YOUR INSTRUCTIONS. Type out the complete listing below word for word, without its pictures.

COLLECTED DATA.
◆ ◆ ◆

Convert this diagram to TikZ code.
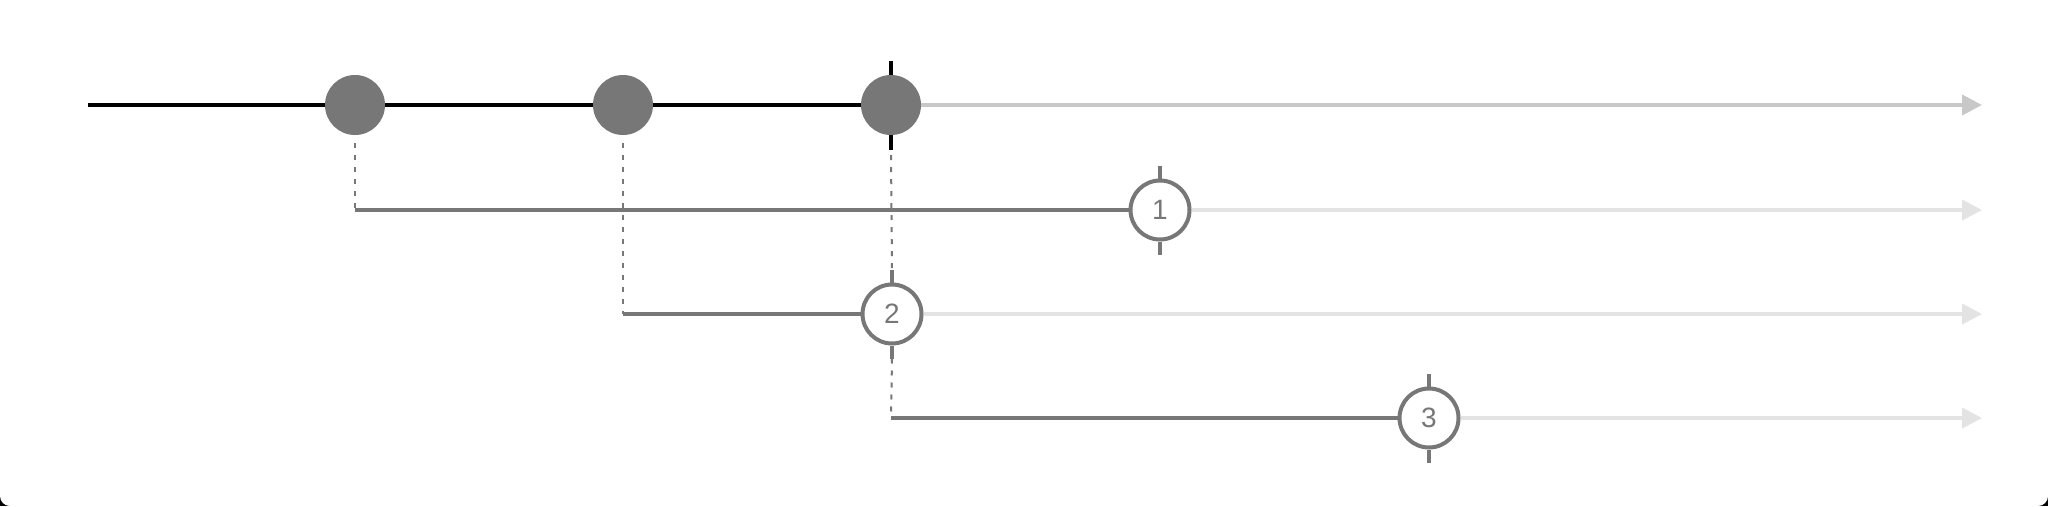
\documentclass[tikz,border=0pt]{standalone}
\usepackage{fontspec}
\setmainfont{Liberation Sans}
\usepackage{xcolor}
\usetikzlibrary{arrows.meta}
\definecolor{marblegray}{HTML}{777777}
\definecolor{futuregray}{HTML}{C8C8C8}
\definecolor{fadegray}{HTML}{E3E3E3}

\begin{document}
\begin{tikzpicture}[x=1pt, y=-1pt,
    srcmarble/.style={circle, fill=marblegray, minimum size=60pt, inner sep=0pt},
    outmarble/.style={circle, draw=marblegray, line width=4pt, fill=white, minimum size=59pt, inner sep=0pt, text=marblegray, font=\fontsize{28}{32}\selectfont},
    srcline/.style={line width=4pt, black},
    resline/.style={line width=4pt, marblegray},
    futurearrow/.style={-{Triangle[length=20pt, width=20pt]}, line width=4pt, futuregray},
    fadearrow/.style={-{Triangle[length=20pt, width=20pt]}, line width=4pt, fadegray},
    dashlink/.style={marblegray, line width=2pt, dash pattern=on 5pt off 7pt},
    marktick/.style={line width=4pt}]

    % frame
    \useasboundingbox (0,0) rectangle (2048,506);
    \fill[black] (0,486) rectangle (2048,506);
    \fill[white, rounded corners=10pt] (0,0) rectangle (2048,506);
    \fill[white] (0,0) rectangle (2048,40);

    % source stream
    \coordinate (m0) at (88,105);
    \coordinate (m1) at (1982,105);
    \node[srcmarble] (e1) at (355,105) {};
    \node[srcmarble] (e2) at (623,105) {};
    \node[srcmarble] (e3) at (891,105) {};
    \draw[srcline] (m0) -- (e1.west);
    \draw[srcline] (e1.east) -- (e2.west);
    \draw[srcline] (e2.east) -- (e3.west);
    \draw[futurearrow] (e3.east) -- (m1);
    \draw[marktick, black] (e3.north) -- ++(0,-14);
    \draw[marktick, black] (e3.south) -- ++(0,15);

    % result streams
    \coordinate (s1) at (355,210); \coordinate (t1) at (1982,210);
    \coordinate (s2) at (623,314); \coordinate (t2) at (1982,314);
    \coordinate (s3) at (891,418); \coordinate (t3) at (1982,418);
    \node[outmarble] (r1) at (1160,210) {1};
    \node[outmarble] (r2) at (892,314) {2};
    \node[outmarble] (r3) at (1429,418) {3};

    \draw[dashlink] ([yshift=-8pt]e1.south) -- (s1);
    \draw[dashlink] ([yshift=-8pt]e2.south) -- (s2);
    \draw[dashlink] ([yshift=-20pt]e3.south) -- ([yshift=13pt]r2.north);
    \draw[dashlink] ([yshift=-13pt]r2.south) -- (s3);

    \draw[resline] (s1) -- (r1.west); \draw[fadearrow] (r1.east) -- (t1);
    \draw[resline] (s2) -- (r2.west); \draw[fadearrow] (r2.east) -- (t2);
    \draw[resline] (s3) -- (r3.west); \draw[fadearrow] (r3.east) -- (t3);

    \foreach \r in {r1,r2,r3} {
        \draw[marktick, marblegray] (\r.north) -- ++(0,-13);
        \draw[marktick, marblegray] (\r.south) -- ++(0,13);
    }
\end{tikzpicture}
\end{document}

◆ ◆ ◆

TASK SOLUTION.
Convert this diagram to TikZ code.
\documentclass[tikz,border=0pt]{standalone}
\usepackage{fontspec}
\setmainfont{Liberation Sans}
\usepackage{xcolor}
\usetikzlibrary{arrows.meta}
\definecolor{marblegray}{HTML}{777777}
\definecolor{futuregray}{HTML}{C8C8C8}
\definecolor{fadegray}{HTML}{E3E3E3}

\begin{document}
\begin{tikzpicture}[x=1pt, y=-1pt,
    srcmarble/.style={circle, fill=marblegray, minimum size=60pt, inner sep=0pt},
    outmarble/.style={circle, draw=marblegray, line width=4pt, fill=white, minimum size=59pt, inner sep=0pt, text=marblegray, font=\fontsize{28}{32}\selectfont},
    srcline/.style={line width=4pt, black},
    resline/.style={line width=4pt, marblegray},
    futurearrow/.style={-{Triangle[length=20pt, width=20pt]}, line width=4pt, futuregray},
    fadearrow/.style={-{Triangle[length=20pt, width=20pt]}, line width=4pt, fadegray},
    dashlink/.style={marblegray, line width=2pt, dash pattern=on 5pt off 7pt},
    marktick/.style={line width=4pt}]

    % frame
    \useasboundingbox (0,0) rectangle (2048,506);
    \fill[black] (0,486) rectangle (2048,506);
    \fill[white, rounded corners=10pt] (0,0) rectangle (2048,506);
    \fill[white] (0,0) rectangle (2048,40);

    % source stream
    \coordinate (m0) at (88,105);
    \coordinate (m1) at (1982,105);
    \node[srcmarble] (e1) at (355,105) {};
    \node[srcmarble] (e2) at (623,105) {};
    \node[srcmarble] (e3) at (891,105) {};
    \draw[srcline] (m0) -- (e1.west);
    \draw[srcline] (e1.east) -- (e2.west);
    \draw[srcline] (e2.east) -- (e3.west);
    \draw[futurearrow] (e3.east) -- (m1);
    \draw[marktick, black] (e3.north) -- ++(0,-14);
    \draw[marktick, black] (e3.south) -- ++(0,15);

    % result streams
    \coordinate (s1) at (355,210); \coordinate (t1) at (1982,210);
    \coordinate (s2) at (623,314); \coordinate (t2) at (1982,314);
    \coordinate (s3) at (891,418); \coordinate (t3) at (1982,418);
    \node[outmarble] (r1) at (1160,210) {1};
    \node[outmarble] (r2) at (892,314) {2};
    \node[outmarble] (r3) at (1429,418) {3};

    \draw[dashlink] ([yshift=-8pt]e1.south) -- (s1);
    \draw[dashlink] ([yshift=-8pt]e2.south) -- (s2);
    \draw[dashlink] ([yshift=-20pt]e3.south) -- ([yshift=13pt]r2.north);
    \draw[dashlink] ([yshift=-13pt]r2.south) -- (s3);

    \draw[resline] (s1) -- (r1.west); \draw[fadearrow] (r1.east) -- (t1);
    \draw[resline] (s2) -- (r2.west); \draw[fadearrow] (r2.east) -- (t2);
    \draw[resline] (s3) -- (r3.west); \draw[fadearrow] (r3.east) -- (t3);

    \foreach \r in {r1,r2,r3} {
        \draw[marktick, marblegray] (\r.north) -- ++(0,-13);
        \draw[marktick, marblegray] (\r.south) -- ++(0,13);
    }
\end{tikzpicture}
\end{document}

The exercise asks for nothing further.